Même plus peur !

Sylvie Cognard
Médecin retraitée

Peur de faire grève, parce que peur de se faire virer, peur de ne pas pouvoir boucler la fin du mois, peur de ne pas pouvoir rembourser les crédits…
Peur de manifester parce que peur de se faire taper dessus, de se faire gazer, d’être gravement blessé comme Maxime qui a eu la main arrachée, voire de se faire tuer comme Rémi…
Peur de dire ce que l’on pense, de se faire ridiculiser, éjecter, bafouer, censurer.
Peur de se syndiquer…
Ces libertés, celle de faire grève, celle de manifester, celle de s’exprimer, celle d’appartenir à un collectif, seraient-elles en train de disparaître ?
En usant à tout bout de champ de la peur sur ses « sujets », l’État autoritaire serait-il en passe de devenir totalitaire ?

La grève de la faim victorieuse des soignants du Centre hospitalier psychiatrique du Rouvray est exemplaire : ils réclamaient simplement de pouvoir faire leur boulot correctement et d’accueillir leurs patients dignement.

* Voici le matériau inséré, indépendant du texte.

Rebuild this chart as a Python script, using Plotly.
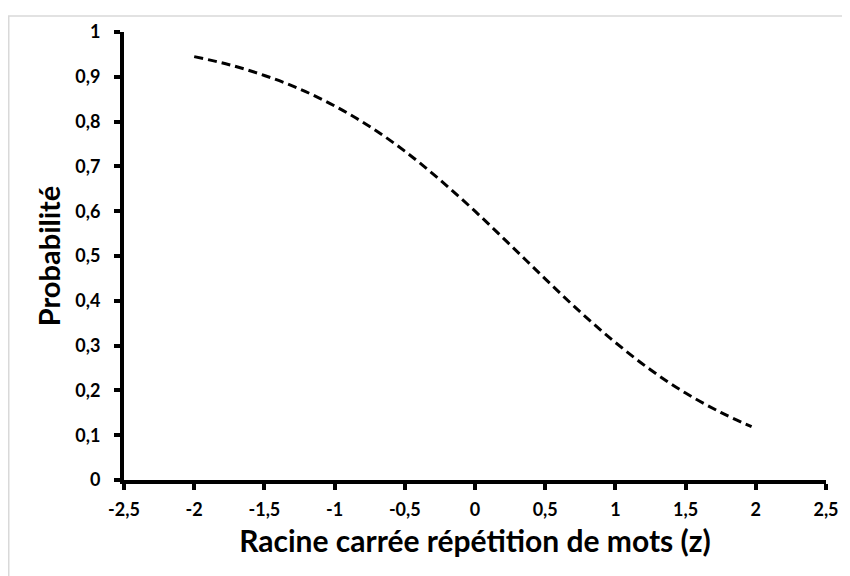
import plotly.graph_objects as go

# valeurs
z_vals = [-2.0, -1.75, -1.5, -1.25, -1.0, -0.75, -0.5, -0.25, 0.0,
          0.25, 0.5, 0.75, 1.0, 1.25, 1.5, 1.75, 1.97]
prob_vals = [0.945, 0.927, 0.903, 0.873, 0.835, 0.789, 0.734, 0.670, 0.600,
             0.525, 0.449, 0.375, 0.307, 0.246, 0.194, 0.151, 0.119]

x_ticks = [-2.5, -2, -1.5, -1, -0.5, 0, 0.5, 1, 1.5, 2, 2.5]
x_labels = ["-2,5", "-2", "-1,5", "-1", "-0,5", "0", "0,5", "1", "1,5", "2", "2,5"]
y_ticks = [0, 0.1, 0.2, 0.3, 0.4, 0.5, 0.6, 0.7, 0.8, 0.9, 1]
y_labels = ["0", "0,1", "0,2", "0,3", "0,4", "0,5", "0,6", "0,7", "0,8", "0,9", "1"]

font_family = "Lato, 'Open Sans', sans-serif"

fig = go.Figure(go.Scatter(
    x=z_vals, y=prob_vals, mode="lines",
    line=dict(color="black", width=3, dash="9px,5px", shape="spline"),
    hoverinfo="x+y", showlegend=False,
))

axis_common = dict(
    showgrid=False, zeroline=False,
    showline=True, linecolor="black", linewidth=4,
    ticks="outside", ticklen=6, tickwidth=4, tickcolor="black",
    tickfont=dict(family=font_family, size=18, color="black", weight="bold"),
)

# la page a une marge de 8px : zone de tracé 116..818 x 17..472
fig.update_layout(
    width=850, height=576,
    paper_bgcolor="white", plot_bgcolor="white",
    margin=dict(l=116, r=32, t=17, b=104),
    font=dict(family=font_family, color="black"),
    xaxis=dict(range=[-2.5, 2.5], tickvals=x_ticks,
               ticktext=["<b>%s</b>" % t for t in x_labels],
               ticklabelstandoff=4,
               title=dict(text="<b>Racine carrée répétition de mots (z)</b>",
                          font=dict(size=30, family=font_family), standoff=13),
               **axis_common),
    yaxis=dict(range=[0, 1], tickvals=y_ticks,
               ticktext=["<b>%s</b>" % t for t in y_labels],
               ticklabelstandoff=10,
               title=dict(text="<b>Probabilité</b>",
                          font=dict(size=29, family=font_family), standoff=7),
               **axis_common),
    shapes=[dict(type="rect", xref="paper", yref="paper",
                 x0=-115.25 / 702, x1=1.1, y0=-0.3, y1=1 + 16.25 / 455,
                 line=dict(color="#d9d9d9", width=1.5), layer="below")],
)

fig.write_html("out.html")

Pour cela, ils n’ont pas eu peur de mettre leur santé et leur vie en danger. Le soutien des autres salariés et de la population les a accompagnés dans leur détermination. La surdité du gouvernement n’est-elle pas insensée pour qu’il faille en arriver là !

En son temps, Margaret Thatcher avait maté la grève des mineurs, la répression entraînant la mort de trois grévistes, 20 000 blessés et l’arrestation de 11 300 manifestants. Par son intransigeance, elle avait laissé mourir Boby Sand de sa grève de la faim en prison.

Notre gouvernement n’en est pas encore arrivé là… pour l’instant il ne laisse mourir « que » des réfugiés dont on retrouve parfois les corps sans vie dans la neige ou le lit des torrents… Il intimide les syndicalistes, il use de la police et d’armes dangereuses pour évacuer les occupants des ZAD, il place en garde à vue et juge des lycéens pour avoir occupé leur établissement, il use de propagande dans les médias à sa botte, il proclame des lois rendant coupables les lanceurs d’alerte, pendant qu’il continue d’autoriser les produits qui détruisent notre environnement. Il juge les Justes pour délit de solidarité, il refuse d’accueillir dans ses ports le navire Aquarius. Les réfugiés, les syndicalistes, les occupants sont traités comme des « Riens ».
Les soignants, même s’ils sont méprisés, ne peuvent pas être tout à fait considérés comme des « Riens », ils ont une aura et le soutien de la population. Sans doute parce que les citoyens sont tous concernés et sensibilisés à ce que défendent les soignants, alors là, nos gouvernants n’ont pas osé…
Pas encore ? L’altérité, la honte et la mauvaise conscience ne font pas partie des affects de ces dirigeants totalement « désensibilisés », sourds et aveugles…

Face à la destruction de la protection sociale et du bien commun, comme les salariés du centre hospitalier du Rouvray, n’ayons plus peur. Il nous faut trouver d’autres armes pour nous faire entendre. Pourquoi les personnels des EHPAD n’iraient-ils pas déposer leur récolte de couches souillées de la nuit devant les préfectures ou le ministère de la Santé ? C’est une idée, on peut en trouver d’autres avant que de n’avoir pour seul recours la grève de la faim, cette arme ultime et dangereuse de résistance et de désobéissance.
Parce que, « quand tout sera privé, nous serons privés de tout ».